What the task asks
Reproduce all of the data below without alteration; exclude every picture.

Collected data

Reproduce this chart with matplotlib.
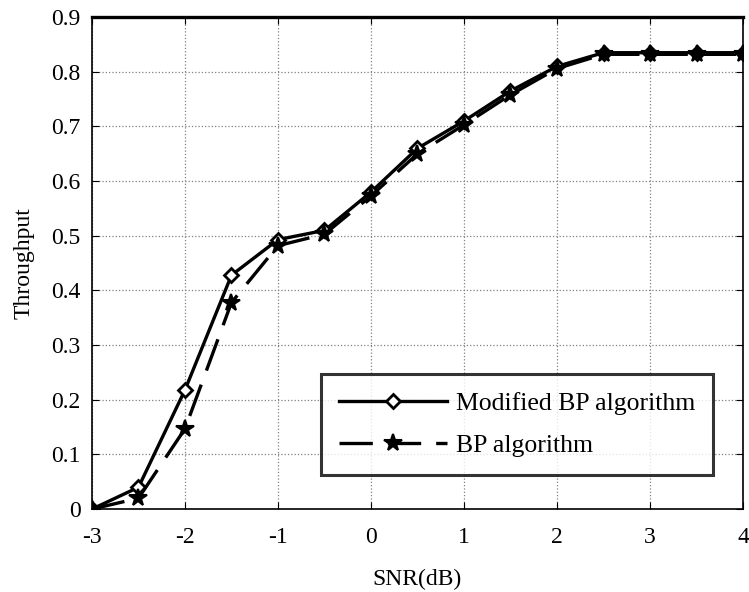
import matplotlib
matplotlib.use("Agg")
import matplotlib.pyplot as plt

snr = [-3, -2.5, -2, -1.5, -1, -0.5, 0, 0.5, 1, 1.5, 2, 2.5, 3, 3.5, 4]
modified_bp = [0.0, 0.04, 0.218, 0.428, 0.493, 0.51, 0.58, 0.66, 0.71, 0.765, 0.81, 0.835, 0.835, 0.835, 0.835]
bp = [0.0, 0.02, 0.147, 0.378, 0.482, 0.503, 0.573, 0.65, 0.703, 0.758, 0.806, 0.832, 0.832, 0.832, 0.832]
xticks = [-3, -2, -1, 0, 1, 2, 3, 4]
yticks = [0, 0.1, 0.2, 0.3, 0.4, 0.5, 0.6, 0.7, 0.8, 0.9]
ytick_labels = ["0", "0.1", "0.2", "0.3", "0.4", "0.5", "0.6", "0.7", "0.8", "0.9"]

plt.rcParams['font.family'] = ['Liberation Serif', 'DejaVu Serif']

fig = plt.figure(figsize=(7.49, 5.92), dpi=100)
ax = fig.add_axes([0.1228, 0.140, 0.8692, 0.831])

ax.plot(snr, modified_bp, '-', color='black', lw=2.4, marker='D', markersize=7,
        markerfacecolor='white', markeredgecolor='black', markeredgewidth=2,
        label='Modified BP algorithm')
ax.plot(snr, bp, '--', color='black', lw=2.4, dashes=(10, 4.5), marker='*', markersize=13,
        markerfacecolor='black', markeredgecolor='black', markeredgewidth=1.5,
        label='BP algorithm')

ax.set_xlim(-3, 4)
ax.set_ylim(0, 0.9)
ax.set_xticks(xticks)
ax.set_xticklabels([str(t) for t in xticks])
ax.set_yticks(yticks)
ax.set_yticklabels(ytick_labels)
ax.grid(True, color='#808080', linestyle=':', linewidth=0.9)
ax.tick_params(direction='in', top=True, right=True, length=5, labelsize=17)
ax.tick_params(axis='x', pad=13)
ax.tick_params(axis='y', pad=8)
for s in ax.spines.values():
    s.set_linewidth(1.2)
ax.spines['top'].set_linewidth(2.4)

ax.set_xlabel('SNR(dB)', fontsize=17, labelpad=15)
ax.set_ylabel('Throughput', fontsize=17, labelpad=12)

leg = ax.legend(loc='lower right', bbox_to_anchor=(0.954, 0.069), fontsize=18.5,
                frameon=True, fancybox=False, edgecolor='black', handlelength=4.2,
                borderpad=0.7, labelspacing=0.75, handletextpad=0.35, borderaxespad=0)
leg.get_frame().set_linewidth(2.2)

fig.savefig('out.png', dpi=100)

Task result
Reproduce this chart with matplotlib.
import matplotlib
matplotlib.use("Agg")
import matplotlib.pyplot as plt

snr = [-3, -2.5, -2, -1.5, -1, -0.5, 0, 0.5, 1, 1.5, 2, 2.5, 3, 3.5, 4]
modified_bp = [0.0, 0.04, 0.218, 0.428, 0.493, 0.51, 0.58, 0.66, 0.71, 0.765, 0.81, 0.835, 0.835, 0.835, 0.835]
bp = [0.0, 0.02, 0.147, 0.378, 0.482, 0.503, 0.573, 0.65, 0.703, 0.758, 0.806, 0.832, 0.832, 0.832, 0.832]
xticks = [-3, -2, -1, 0, 1, 2, 3, 4]
yticks = [0, 0.1, 0.2, 0.3, 0.4, 0.5, 0.6, 0.7, 0.8, 0.9]
ytick_labels = ["0", "0.1", "0.2", "0.3", "0.4", "0.5", "0.6", "0.7", "0.8", "0.9"]

plt.rcParams['font.family'] = ['Liberation Serif', 'DejaVu Serif']

fig = plt.figure(figsize=(7.49, 5.92), dpi=100)
ax = fig.add_axes([0.1228, 0.140, 0.8692, 0.831])

ax.plot(snr, modified_bp, '-', color='black', lw=2.4, marker='D', markersize=7,
        markerfacecolor='white', markeredgecolor='black', markeredgewidth=2,
        label='Modified BP algorithm')
ax.plot(snr, bp, '--', color='black', lw=2.4, dashes=(10, 4.5), marker='*', markersize=13,
        markerfacecolor='black', markeredgecolor='black', markeredgewidth=1.5,
        label='BP algorithm')

ax.set_xlim(-3, 4)
ax.set_ylim(0, 0.9)
ax.set_xticks(xticks)
ax.set_xticklabels([str(t) for t in xticks])
ax.set_yticks(yticks)
ax.set_yticklabels(ytick_labels)
ax.grid(True, color='#808080', linestyle=':', linewidth=0.9)
ax.tick_params(direction='in', top=True, right=True, length=5, labelsize=17)
ax.tick_params(axis='x', pad=13)
ax.tick_params(axis='y', pad=8)
for s in ax.spines.values():
    s.set_linewidth(1.2)
ax.spines['top'].set_linewidth(2.4)

ax.set_xlabel('SNR(dB)', fontsize=17, labelpad=15)
ax.set_ylabel('Throughput', fontsize=17, labelpad=12)

leg = ax.legend(loc='lower right', bbox_to_anchor=(0.954, 0.069), fontsize=18.5,
                frameon=True, fancybox=False, edgecolor='black', handlelength=4.2,
                borderpad=0.7, labelspacing=0.75, handletextpad=0.35, borderaxespad=0)
leg.get_frame().set_linewidth(2.2)

fig.savefig('out.png', dpi=100)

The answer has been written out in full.